We do not express any opinion with respect to the laws of any jurisdiction other than the General Corporation Law of the State of Delaware (the “DGCL”). The Securities may be sold from time to time on a delayed or continuous basis, and this opinion is limited to the laws, including the rules and regulations, as in effect on the date hereof, which laws are subject to change with possible retroactive effect.


Triumph Group, Inc.

February 4, 2021

Page 3

 

Based upon the foregoing and subject to the qualifications and assumptions stated herein, we are of the opinion that:

1. The Securities have been duly authorized by all requisite corporate action on the part of the Company under the DGCL and when issued and sold in accordance with the terms of the Equity Distribution Agreement, will be validly issued, fully paid and nonassessable, provided that the consideration therefor is not less than $0.001 per share.

We hereby consent to the reference to our firm under the heading “Legal Matters” in the Prospectus.
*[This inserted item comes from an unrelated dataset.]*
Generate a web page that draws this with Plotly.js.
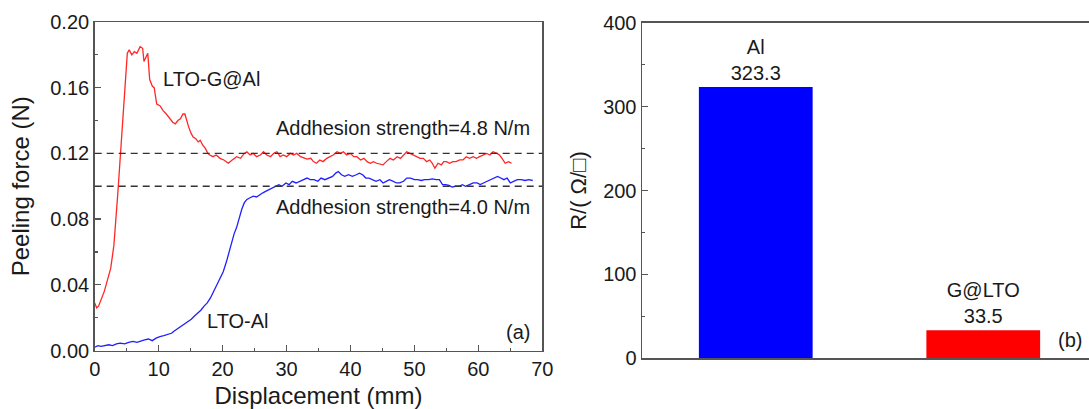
<!DOCTYPE html>
<html>
<head>
<meta charset="utf-8">
<script src="https://cdn.plot.ly/plotly-3.0.1.min.js"></script>
<style>
html, body { margin: 0; padding: 0; background: #ffffff; overflow: hidden; width: 1089px; height: 409px; }
#chart { width: 1097px; height: 409px; }
</style>
</head>
<body>
<div id="chart"></div>
<script>
// ---- Panel (a): peeling force vs displacement ----
const redX = [
  0, 0.3, 0.6, 1.0, 1.5, 2.0, 2.5, 3.0, 3.3, 3.6,
  3.9, 4.2, 4.5, 4.8, 5.1, 5.4, 5.8, 6.2, 6.6, 7.1,
  7.5, 7.7, 8.0, 8.3, 8.6, 9.0, 9.3, 9.7, 10.2, 10.7,
  11.2, 11.8, 12.2, 12.6, 13.0, 13.4, 13.8, 14.1, 14.4, 14.7,
  15.1, 15.4, 15.8, 16.2, 16.5, 16.9, 17.3, 17.7, 18.0, 18.5,
  19.0, 19.6, 20.2, 20.9, 21.5, 22.2, 22.8, 23.4, 23.8, 24.3,
  24.8, 25.3, 25.9, 26.4, 26.9, 27.5, 28.0, 28.5, 29.0, 29.5,
  30.0, 30.6, 31.1, 31.6, 32.2, 32.7, 33.2, 33.8, 34.2, 34.7,
  35.2, 35.7, 36.3, 36.8, 37.3, 37.9, 38.4, 38.9, 39.4, 40.0,
  40.5, 41.0, 41.6, 42.1, 42.6, 43.1, 43.6, 44.1, 44.6, 45.1,
  45.6, 46.2, 46.7, 47.3, 47.8, 48.3, 48.8, 49.3, 49.8, 50.4,
  50.9, 51.4, 51.9, 52.4, 52.8, 53.2, 53.7, 54.2, 54.6, 55.0,
  55.5, 56.0, 56.5, 57.1, 57.6, 58.1, 58.6, 59.2, 59.7, 60.2,
  60.7, 61.3, 61.8, 62.3, 62.9, 63.3, 63.7, 64.2, 64.7, 65.2
];
const redY = [
  0.029, 0.026, 0.027, 0.031, 0.036, 0.043, 0.050, 0.064, 0.078, 0.095,
  0.112, 0.130, 0.150, 0.170, 0.181, 0.183, 0.180, 0.182, 0.181, 0.185,
  0.184, 0.176, 0.179, 0.181, 0.165, 0.161, 0.160, 0.150, 0.149, 0.146,
  0.144, 0.141, 0.139, 0.138, 0.140, 0.141, 0.144, 0.144, 0.139, 0.136,
  0.132, 0.130, 0.129, 0.127, 0.128, 0.125, 0.123, 0.120, 0.119, 0.118,
  0.119, 0.117, 0.116, 0.114, 0.116, 0.118, 0.117, 0.120, 0.121, 0.119,
  0.120, 0.118, 0.119, 0.121, 0.119, 0.118, 0.120, 0.121, 0.118, 0.119,
  0.118, 0.120, 0.119, 0.120, 0.118, 0.117, 0.1165, 0.117, 0.115, 0.114,
  0.116, 0.115, 0.117, 0.118, 0.119, 0.121, 0.120, 0.121, 0.119, 0.120,
  0.118, 0.118, 0.116, 0.117, 0.115, 0.114, 0.115, 0.114, 0.1135, 0.113,
  0.115, 0.117, 0.116, 0.118, 0.117, 0.119, 0.121, 0.120, 0.119, 0.118,
  0.117, 0.117, 0.115, 0.116, 0.114, 0.111, 0.114, 0.113, 0.115, 0.115,
  0.114, 0.115, 0.115, 0.116, 0.116, 0.118, 0.117, 0.118, 0.117, 0.118,
  0.119, 0.120, 0.119, 0.121, 0.120, 0.119, 0.117, 0.114, 0.115, 0.114
];
const blueX = [
  0, 0.5, 1.0, 1.6, 2.2, 2.8, 3.4, 4.0, 4.7, 5.3,
  6.0, 6.6, 7.2, 7.8, 8.4, 9.0, 9.6, 10.2, 10.8, 11.4,
  12.0, 12.5, 13.1, 13.6, 14.1, 14.6, 15.1, 15.6, 16.1, 16.6,
  17.1, 17.6, 18.1, 18.6, 19.1, 19.6, 20.1, 20.6, 21.0, 21.4,
  21.8, 22.2, 22.6, 23.0, 23.4, 23.8, 24.3, 24.8, 25.3, 25.8,
  26.3, 26.8, 27.3, 27.8, 28.3, 28.8, 29.3, 29.9, 30.4, 30.9,
  31.5, 32.0, 32.6, 33.2, 33.7, 34.3, 34.9, 35.4, 36.0, 36.6,
  37.2, 37.7, 38.1, 38.6, 39.1, 39.7, 40.3, 40.9, 41.4, 41.9,
  42.4, 42.9, 43.5, 44.0, 44.6, 45.1, 45.6, 46.1, 46.7, 47.2,
  47.7, 48.3, 48.8, 49.4, 50.0, 50.5, 51.1, 51.6, 52.2, 52.8,
  53.4, 53.9, 54.4, 54.9, 55.4, 55.9, 56.4, 57.0, 57.5, 58.0,
  58.6, 59.2, 59.8, 60.3, 60.8, 61.4, 62.0, 62.5, 63.0, 63.5,
  64.0, 64.5, 65.0, 65.5, 66.1, 66.7, 67.3, 67.9, 68.5
];
const blueY = [
  0.002, 0.003, 0.0025, 0.003, 0.0035, 0.003, 0.004, 0.0045, 0.004, 0.005,
  0.0055, 0.005, 0.006, 0.0065, 0.007, 0.006, 0.0075, 0.0085, 0.009, 0.010,
  0.0105, 0.012, 0.0135, 0.015, 0.016, 0.0175, 0.019, 0.021, 0.0225, 0.0245,
  0.027, 0.029, 0.032, 0.036, 0.039, 0.043, 0.048, 0.054, 0.060, 0.066,
  0.071, 0.075, 0.081, 0.086, 0.090, 0.092, 0.093, 0.094, 0.0935, 0.095,
  0.096, 0.097, 0.098, 0.099, 0.100, 0.101, 0.100, 0.102, 0.101, 0.103,
  0.102, 0.103, 0.104, 0.105, 0.104, 0.104, 0.103, 0.105, 0.104, 0.105,
  0.106, 0.108, 0.109, 0.107, 0.106, 0.107, 0.106, 0.107, 0.108, 0.107,
  0.105, 0.105, 0.104, 0.103, 0.104, 0.102, 0.103, 0.104, 0.103, 0.102,
  0.102, 0.103, 0.105, 0.105, 0.104, 0.104, 0.1035, 0.104, 0.104, 0.1045,
  0.104, 0.104, 0.101, 0.101, 0.1005, 0.0995, 0.100, 0.100, 0.101, 0.100,
  0.101, 0.102, 0.102, 0.101, 0.102, 0.103, 0.104, 0.105, 0.106, 0.105,
  0.104, 0.105, 0.102, 0.103, 0.104, 0.104, 0.1035, 0.104, 0.1035
];
const adhesionLevels = [0.12, 0.10];
const adhesionLabels = ["Addhesion strength=4.8 N/m", "Addhesion strength=4.0 N/m"];
const seriesNames = ["LTO-G@Al", "LTO-Al"];

// ---- Panel (b): sheet resistance ----
const barCategories = ["Al", "G@LTO"];
const barValues = [323.3, 33.5];

const FONT = "Liberation Sans, Arial, Helvetica, sans-serif";
const TXT = "#1a1a1a";
const AXC = "#555555";

const W = 1097, H = 409;
const px = (v) => v / W;
const py = (v) => 1 - v / H;

const traces = [
  { x: redX, y: redY, type: "scatter", mode: "lines", name: seriesNames[0],
    line: { color: "#ff2626", width: 1.3 }, xaxis: "x", yaxis: "y", showlegend: false },
  { x: blueX, y: blueY, type: "scatter", mode: "lines", name: seriesNames[1],
    line: { color: "#1f1fff", width: 1.3 }, xaxis: "x", yaxis: "y", showlegend: false },
  { x: barCategories, y: barValues, type: "bar", xaxis: "x2", yaxis: "y2",
    marker: { color: ["#0000ff", "#ff0000"], line: { width: 0 } },
    width: 0.5, showlegend: false,
    text: barCategories.map((c, i) => c + "<br>" + barValues[i].toFixed(1)),
    textposition: "outside", cliponaxis: false, constraintext: "none",
    textfont: { family: FONT, size: 20, color: TXT } }
];

const commonAxis = {
  showline: true, mirror: true, linecolor: AXC, linewidth: 1.5,
  ticks: "inside", tickcolor: AXC, tickwidth: 1.3, ticklen: 6,
  zeroline: false, showgrid: false,
  tickfont: { family: FONT, size: 20, color: TXT }
};

const layout = {
  width: W, height: H,
  margin: { l: 0, r: 0, t: 0, b: 0 },
  paper_bgcolor: "#ffffff", plot_bgcolor: "#ffffff",
  font: { family: FONT, color: TXT },
  xaxis: Object.assign({}, commonAxis, {
    domain: [px(94.7), px(542.3)], anchor: "y",
    range: [0, 70], dtick: 10, tick0: 0,
    minor: { ticks: "inside", ticklen: 3, dtick: 5, tickcolor: AXC, tickwidth: 1.2 },
    title: { text: "Displacement (mm)", font: { family: FONT, size: 24, color: TXT }, standoff: 9 }
  }),
  yaxis: Object.assign({}, commonAxis, {
    domain: [py(350.5), py(22)], anchor: "x",
    range: [0, 0.2], dtick: 0.04, tick0: 0, tickformat: ".2f",
    minor: { ticks: "inside", ticklen: 3, dtick: 0.02, tickcolor: AXC, tickwidth: 1.2 },
    title: { text: "Peeling force (N)", font: { family: FONT, size: 24, color: TXT }, standoff: 14 }
  }),
  xaxis2: Object.assign({}, commonAxis, {
    domain: [px(642), 1], anchor: "y2",
    type: "category", range: [-0.5, 1.5],
    ticks: "", showticklabels: false
  }),
  yaxis2: Object.assign({}, commonAxis, {
    domain: [py(358.3), py(22.7)], anchor: "x2",
    range: [0, 400], dtick: 100, tick0: 0,
    minor: { ticks: "inside", ticklen: 3, dtick: 50, tickcolor: AXC, tickwidth: 1.2 },
    title: { text: "R/( Ω/□)", font: { family: FONT, size: 22, color: TXT }, standoff: 10 }
  }),
  shapes: adhesionLevels.map(v => ({
    type: "line", xref: "x domain", yref: "y", x0: 0, x1: 1, y0: v, y1: v,
    line: { color: "#333333", width: 1.3, dash: "7px,5px" }
  })),
  annotations: [
    { xref: "x", yref: "y", x: 10.3, y: 0.1651, xanchor: "left", yanchor: "middle",
      text: seriesNames[0], showarrow: false, font: { family: FONT, size: 20, color: TXT } },
    { xref: "x", yref: "y", x: 17.25, y: 0.0181, xanchor: "left", yanchor: "middle",
      text: seriesNames[1], showarrow: false, font: { family: FONT, size: 20, color: TXT } },
    { xref: "x", yref: "y", x: 68.4, y: 0.1357, xanchor: "right", yanchor: "middle",
      text: adhesionLabels[0], showarrow: false, font: { family: FONT, size: 20, color: TXT } },
    { xref: "x", yref: "y", x: 68.4, y: 0.0876, xanchor: "right", yanchor: "middle",
      text: adhesionLabels[1], showarrow: false, font: { family: FONT, size: 20, color: TXT } },
    { xref: "x", yref: "y", x: 68.4, y: 0.0114, xanchor: "right", yanchor: "middle",
      text: "(a)", showarrow: false, font: { family: FONT, size: 20, color: TXT } },
    { xref: "paper", yref: "paper", x: px(1056), y: py(340), xanchor: "left", yanchor: "middle",
      text: "(b)", showarrow: false, font: { family: FONT, size: 20, color: TXT } }
  ]
};

Plotly.newPlot("chart", traces, layout, { displayModeBar: false, staticPlot: true });
</script>
</body>
</html>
We also hereby consent to the filing of this opinion with the Commission as an exhibit to the Company’s Current Report on Form 8-K being filed on the date hereof and incorporated by reference into the Registration Statement. In giving this consent, we do not thereby admit that we are within the category of persons whose consent is required under Section 7 of the Securities Act or the Rules and Regulations. This opinion is expressed as of the date hereof unless otherwise expressly stated, and we disclaim any undertaking to advise you of any subsequent changes in the facts stated or assumed herein or of any subsequent changes in applicable laws.